Of course, political protesters do not face the challenges of urban camping alone. Homeless people confront the same issues every day: how to scrape together meals, keep warm at night by covering themselves with cardboard or tarp, and relieve themselves without committing a crime. Public restrooms are sparse in American cities -- "as if the need to go to the bathroom does not exist," travel expert Arthur Frommer  once observed.  And yet to yield to bladder pressure is to risk arrest. A report entitled “Criminalizing Crisis,” to be released later this month by the National Law Center on Homelessness and Poverty, recounts the following story from Wenatchee, Washington:

"Toward the end of 2010, a family of two parents and three children that had been experiencing homelessness for a year and a half applied for a 2-bedroom apartment. The day before a scheduled meeting with the apartment manager during the final stages of acquiring the lease, the father of the family was arrested for public urination. The arrest occurred at an hour when no public restrooms were available for use. Due to the arrest, the father was unable to make the appointment with the apartment manager and the property was rented out to another person. As of March 2011, the family was still homeless and searching for housing."

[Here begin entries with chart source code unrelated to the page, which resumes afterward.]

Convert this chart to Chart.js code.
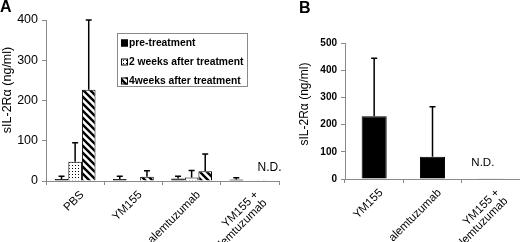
<!DOCTYPE html>
<html>
<head>
<meta charset="utf-8">
<script src="https://cdn.jsdelivr.net/npm/chart.js@4.4.1/dist/chart.umd.min.js"></script>
<style>
  body { margin: 0; background: #fff; }
  #wrap { position: relative; width: 520px; height: 242px; overflow: hidden; }
  canvas { position: absolute; top: 0; }
  .tag { position: absolute; font: bold 16px "Liberation Sans", Arial, sans-serif; }
</style>
</head>
<body>
<div id="wrap">
  <canvas id="chartA" width="290" height="242" style="left:0"></canvas>
  <canvas id="chartB" width="230" height="242" style="left:290px"></canvas>
  <div class="tag" style="left:0;top:-2px">A</div>
  <div class="tag" style="left:299px;top:-1px">B</div>
</div>
<script>
// panel A data
const groupsA = ['PBS', 'YM155', 'alemtuzumab', ['YM155 +', 'alemtuzumab']];
const seriesNames = ['pre-treatment', '2 weeks after treatment', '4weeks after treatment'];
const preA = [5, 5, 6, 4];
const week2A = [48, 1, 9, 0.5];
const week4A = [227, 10.5, 24, 0.4];
const preErrA = [7, 7, 6, 4];
const week2ErrA = [47, 0, 17, 0];
const week4ErrA = [173, 15, 43, 0];
const ticksA = [0, 100, 200, 300, 400];

// panel B data
const groupsB = ['YM155', 'alemtuzumab', ['YM155 +', 'alemtuzumab']];
const valuesB = [231, 82, 1];
const errB = [213, 184, 0];
const ticksB = [0, 100, 200, 300, 400, 500];

const yTitle = 'sIL-2Rα (ng/ml)';
const font = '"Liberation Sans", Arial, sans-serif';
const axisGray = '#8a8a8a';

function dotPattern() {
    const c = document.createElement('canvas');
    c.width = 3; c.height = 3;
    const g = c.getContext('2d');
    g.fillStyle = '#fff';
    g.fillRect(0, 0, 3, 3);
    g.fillStyle = '#000';
    g.fillRect(0, 0, 1, 1);
    return g.createPattern(c, 'repeat');
}

function hatchPattern() {
    const s = 7;
    const c = document.createElement('canvas');
    c.width = s; c.height = s;
    const g = c.getContext('2d');
    g.fillStyle = '#fff';
    g.fillRect(0, 0, s, s);
    g.strokeStyle = '#000';
    g.lineWidth = 2.4;
    g.beginPath();
    g.moveTo(-s, 0); g.lineTo(s, 2 * s);
    g.moveTo(0, 0); g.lineTo(s, s);
    g.moveTo(0, -s); g.lineTo(2 * s, s);
    g.stroke();
    return g.createPattern(c, 'repeat');
}

// draws upward error bars from each dataset's errors array
const errorBars = {
    id: 'errorBars',
    afterDatasetsDraw(chart) {
        const ctx = chart.ctx;
        const y = chart.scales.y;
        ctx.save();
        ctx.strokeStyle = '#000';
        ctx.lineWidth = 1.5;
        chart.data.datasets.forEach((ds, di) => {
            if (!ds.errors) return;
            chart.getDatasetMeta(di).data.forEach((bar, i) => {
                const e = ds.errors[i];
                if (!e) return;
                const top = y.getPixelForValue(ds.data[i] + e);
                ctx.beginPath();
                ctx.moveTo(bar.x, bar.y);
                ctx.lineTo(bar.x, top);
                ctx.moveTo(bar.x - 3, top);
                ctx.lineTo(bar.x + 3, top);
                ctx.stroke();
            });
        });
        ctx.restore();
    }
};

// "N.D." note over the last group, and the rotated y title
const notes = {
    id: 'notes',
    afterDatasetsDraw(chart, args, opts) {
        const meta = chart.getDatasetMeta(chart.data.datasets.length - 1);
        const bar = meta.data[meta.data.length - 1];
        const ctx = chart.ctx;
        ctx.save();
        ctx.font = opts.size + 'px ' + font;
        ctx.fillStyle = '#000';
        ctx.textAlign = 'center';
        ctx.textBaseline = 'middle';
        ctx.fillText('N.D.', bar.x + opts.dx, chart.scales.y.getPixelForValue(opts.value));
        ctx.translate(opts.titleX, opts.titleY);
        ctx.rotate(-Math.PI / 2);
        ctx.font = opts.titleSize + 'px ' + font;
        ctx.fillText(yTitle, 0, 0);
        ctx.restore();
    }
};

// boxed legend inside panel A
const boxLegend = {
    id: 'boxLegend',
    afterDraw(chart) {
        const ctx = chart.ctx;
        const x0 = 117, y0 = 33, w = 130, h = 53;
        ctx.save();
        ctx.fillStyle = '#fff';
        ctx.fillRect(x0, y0, w, h);
        ctx.strokeStyle = axisGray;
        ctx.lineWidth = 1;
        ctx.strokeRect(x0 + 0.5, y0 + 0.5, w, h);
        ctx.font = 'bold 10.3px ' + font;
        ctx.textBaseline = 'middle';
        chart.data.datasets.forEach((ds, i) => {
            const cy = y0 + 10 + i * 19;
            ctx.fillStyle = ds.backgroundColor;
            ctx.fillRect(x0 + 4, cy - 3.5, 7, 7);
            ctx.strokeStyle = '#000';
            ctx.strokeRect(x0 + 4.5, cy - 3, 6, 6);
            ctx.fillStyle = '#000';
            ctx.fillText(ds.label, x0 + 12, cy + 0.5);
        });
        ctx.restore();
    }
};

function scalesFor(tickValues, yWidth, xHeight, tickFont) {
    return {
        x: {
            afterFit: s => { s.height = xHeight; },
            border: { display: true, color: axisGray, width: 1 },
            grid: { display: true, drawOnChartArea: false, offset: true, tickLength: 4, color: axisGray },
            ticks: { color: '#000', minRotation: 45, maxRotation: 45, padding: 4, labelOffset: 7,
                     autoSkip: false, font: { family: font, size: 11.5, lineHeight: 1.0 } }
        },
        y: {
            min: tickValues[0],
            max: tickValues[tickValues.length - 1],
            afterFit: s => { s.width = yWidth; },
            afterBuildTicks: s => { s.ticks = tickValues.map(v => ({ value: v })); },
            border: { display: true, color: axisGray, width: 1 },
            grid: { display: true, drawOnChartArea: false, tickLength: 4, color: axisGray },
            ticks: { color: '#000', padding: 4, font: tickFont }
        }
    };
}

new Chart(document.getElementById('chartA'), {
    type: 'bar',
    data: {
        labels: groupsA,
        datasets: [
            { label: seriesNames[0], data: preA, errors: preErrA, backgroundColor: '#000' },
            { label: seriesNames[1], data: week2A, errors: week2ErrA, backgroundColor: dotPattern() },
            { label: seriesNames[2], data: week4A, errors: week4ErrA, backgroundColor: hatchPattern() }
        ].map(d => Object.assign(d, { borderColor: '#000', borderWidth: 1,
                                       categoryPercentage: 0.7, barPercentage: 1 }))
    },
    options: {
        responsive: false,
        animation: false,
        layout: { padding: { left: 0, right: 11, top: 20, bottom: 0 } },
        plugins: { legend: { display: false }, tooltip: { enabled: false },
                   notes: { dx: 6, value: 32, size: 12, titleX: 8, titleY: 90, titleSize: 12.5 } },
        scales: scalesFor(ticksA, 46, 61, { family: font, size: 12.5 })
    },
    plugins: [errorBars, notes, boxLegend]
});

new Chart(document.getElementById('chartB'), {
    type: 'bar',
    data: {
        labels: groupsB,
        datasets: [
            { label: 'sIL-2Rα', data: valuesB, errors: errB, backgroundColor: '#000', borderColor: '#000',
              borderWidth: 1, categoryPercentage: 0.86, barPercentage: 0.5 }
        ]
    },
    options: {
        responsive: false,
        animation: false,
        layout: { padding: { left: 0, right: 0, top: 43, bottom: 0 } },
        plugins: { legend: { display: false }, tooltip: { enabled: false },
                   notes: { dx: -8, value: 60, size: 11.5, titleX: 15, titleY: 104, titleSize: 12 } },
        scales: scalesFor(ticksB, 55, 63, { family: font, size: 10, weight: 'bold' })
    },
    plugins: [errorBars, notes]
});
</script>
</body>
</html>
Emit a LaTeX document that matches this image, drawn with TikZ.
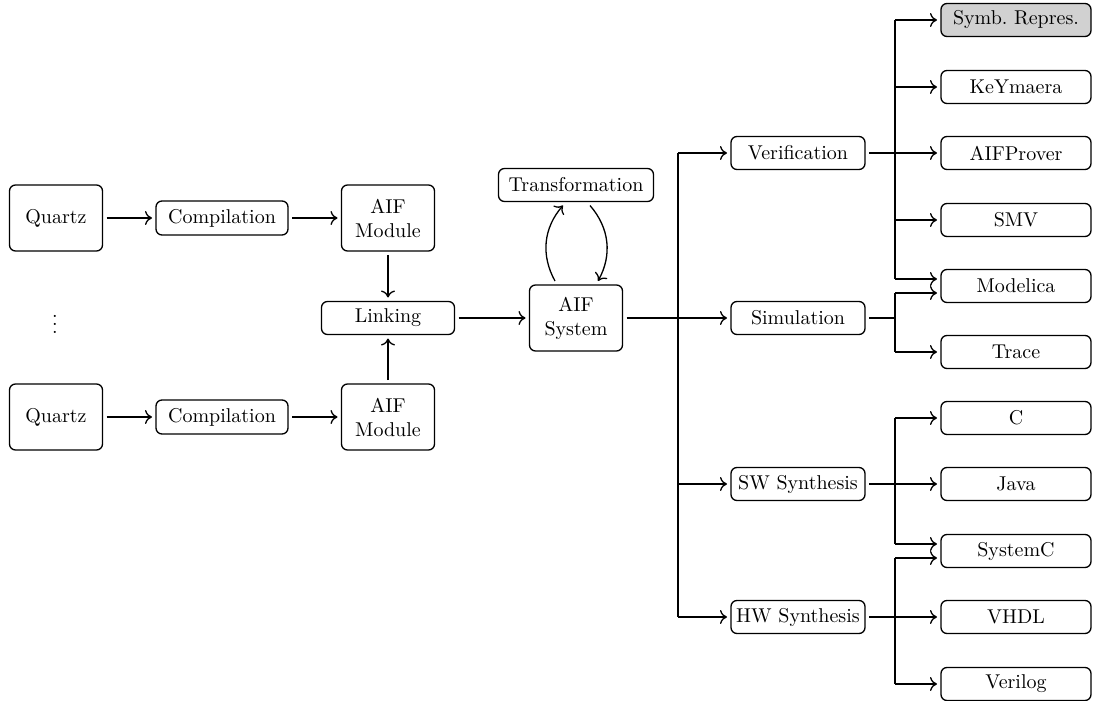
\documentclass[tikz,border=0pt]{standalone}
\usetikzlibrary{calc,arrows.meta}
\begin{document}
\begin{tikzpicture}[x=0.5pt,y=-0.5pt,
  >={Computer Modern Rightarrow[length=3.5pt,width=7pt]},
  box/.style={draw,line width=0.65pt,rounded corners=3pt,align=center,outer sep=2pt,inner sep=1pt},
  bigbox/.style={box,minimum width=46.5pt,minimum height=33pt},
  midbox/.style={box,minimum width=67pt,minimum height=16.5pt},
  outbox/.style={box,minimum width=75pt,minimum height=16.5pt},
  arr/.style={->,line width=0.65pt},
  ln/.style={line width=0.65pt}]
\useasboundingbox (0,0) rectangle (1099,701);

% sources
\node[bigbox] (q1) at (56,218) {Quartz};
\node[box,minimum width=66pt,minimum height=17pt] (c1) at (222,218) {Compilation};
\node[bigbox] (m1) at (388,218) {AIF\\Module};
\node (dots) at (55,318) {$\vdots$};
\node[bigbox] (q2) at (56,417) {Quartz};
\node[box,minimum width=66pt,minimum height=17pt] (c2) at (222,417) {Compilation};
\node[bigbox] (m2) at (388,417) {AIF\\Module};
\node[box,minimum width=66.5pt,minimum height=16.5pt] (lk) at (388,318) {Linking};

% system and transformation loop
\node[bigbox] (sys) at (576,318) {AIF\\System};
\node[box,minimum width=77.5pt,minimum height=16.5pt] (tr) at (576,185) {Transformation};

% tools
\node[midbox] (ver) at (798,153) {Verification};
\node[midbox] (sim) at (798,318) {Simulation};
\node[midbox] (sw) at (798,484) {SW Synthesis};
\node[midbox] (hw) at (798,617) {HW Synthesis};

% targets
\node[outbox,fill=black!18] (sym) at (1016,20) {Symb.\ Repres.};
\node[outbox] (key) at (1016,87) {KeYmaera};
\node[outbox] (aifp) at (1016,153) {AIFProver};
\node[outbox] (smv) at (1016,220) {SMV};
\node[outbox] (mod) at (1016,286) {Modelica};
\node[outbox] (trc) at (1016,352) {Trace};
\node[outbox] (cc) at (1016,418) {C};
\node[outbox] (java) at (1016,484) {Java};
\node[outbox] (sysc) at (1016,551) {SystemC};
\node[outbox] (vhdl) at (1016,617) {VHDL};
\node[outbox] (vlog) at (1016,684) {Verilog};

\coordinate (tk) at (678,318);
\coordinate (rb) at (895,318);

% compilation chains
\draw[arr] (q1) -- (c1);
\draw[arr] (c1) -- (m1);
\draw[arr] (q2) -- (c2);
\draw[arr] (c2) -- (m2);
\draw[arr] (m1) -- (lk);
\draw[arr] (m2) -- (lk);
\draw[arr] (lk) -- (sys);

\draw[arr] ([xshift=-10.5pt]sys.north) to[bend left=35] ([xshift=-6.5pt]tr.south);
\draw[arr] ([xshift=7pt]tr.south) to[bend left=35] ([xshift=11pt]sys.north);

% trunk to the tool nodes
\draw[ln] (sys.east) -- (tk);
\draw[ln] (ver.west -| tk) -- (hw.west -| tk);
\draw[arr] (ver.west -| tk) -- (ver);
\draw[arr] (tk) -- (sim);
\draw[arr] (sw.west -| tk) -- (sw);
\draw[arr] (hw.west -| tk) -- (hw);

% verification back ends
\draw[ln] (ver.east) -- (ver.east -| rb);
\draw[ln] (sym.west -| rb) -- ([yshift=3.5pt]mod.west -| rb);
\draw[arr] (sym.west -| rb) -- (sym);
\draw[arr] (key.west -| rb) -- (key);
\draw[arr] (aifp.west -| rb) -- (aifp);
\draw[arr] (smv.west -| rb) -- (smv);
\draw[arr] ([yshift=3.5pt]mod.west -| rb) -- ([yshift=3.5pt]mod.west);

% simulation back ends
\draw[ln] (sim.east) -- (sim.east -| rb);
\draw[ln] ([yshift=-3.5pt]mod.west -| rb) -- (trc.west -| rb);
\draw[arr] ([yshift=-3.5pt]mod.west -| rb) -- ([yshift=-3.5pt]mod.west);
\draw[arr] (trc.west -| rb) -- (trc);

% software synthesis
\draw[ln] (sw.east) -- (sw.east -| rb);
\draw[ln] (cc.west -| rb) -- ([yshift=3.5pt]sysc.west -| rb);
\draw[arr] (cc.west -| rb) -- (cc);
\draw[arr] (java.west -| rb) -- (java);
\draw[arr] ([yshift=3.5pt]sysc.west -| rb) -- ([yshift=3.5pt]sysc.west);

% hardware synthesis
\draw[ln] (hw.east) -- (hw.east -| rb);
\draw[ln] ([yshift=-3.5pt]sysc.west -| rb) -- (vlog.west -| rb);
\draw[arr] ([yshift=-3.5pt]sysc.west -| rb) -- ([yshift=-3.5pt]sysc.west);
\draw[arr] (vhdl.west -| rb) -- (vhdl);
\draw[arr] (vlog.west -| rb) -- (vlog);
\end{tikzpicture}
\end{document}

What the Occupy Wall Streeters are beginning to discover, and homeless people have known all along, is that most ordinary, biologically necessary activities are illegal when performed in American streets -- not just peeing, but sitting, lying down, and sleeping. While the laws vary from city to city, one of the harshest is in  Sarasota, Florida, which passed an ordinance in 2005 that makes it illegal to “engage in digging or earth-breaking activities” -- that is, to build a latrine -- cook, make a fire, or be asleep and “when awakened state that he or she has no other place to live.”

It is  illegal, in other words, to be homeless or live outdoors for any other reason. It should be noted, though, that there are no laws requiring cities to provide food, shelter, or restrooms for their indigent citizens.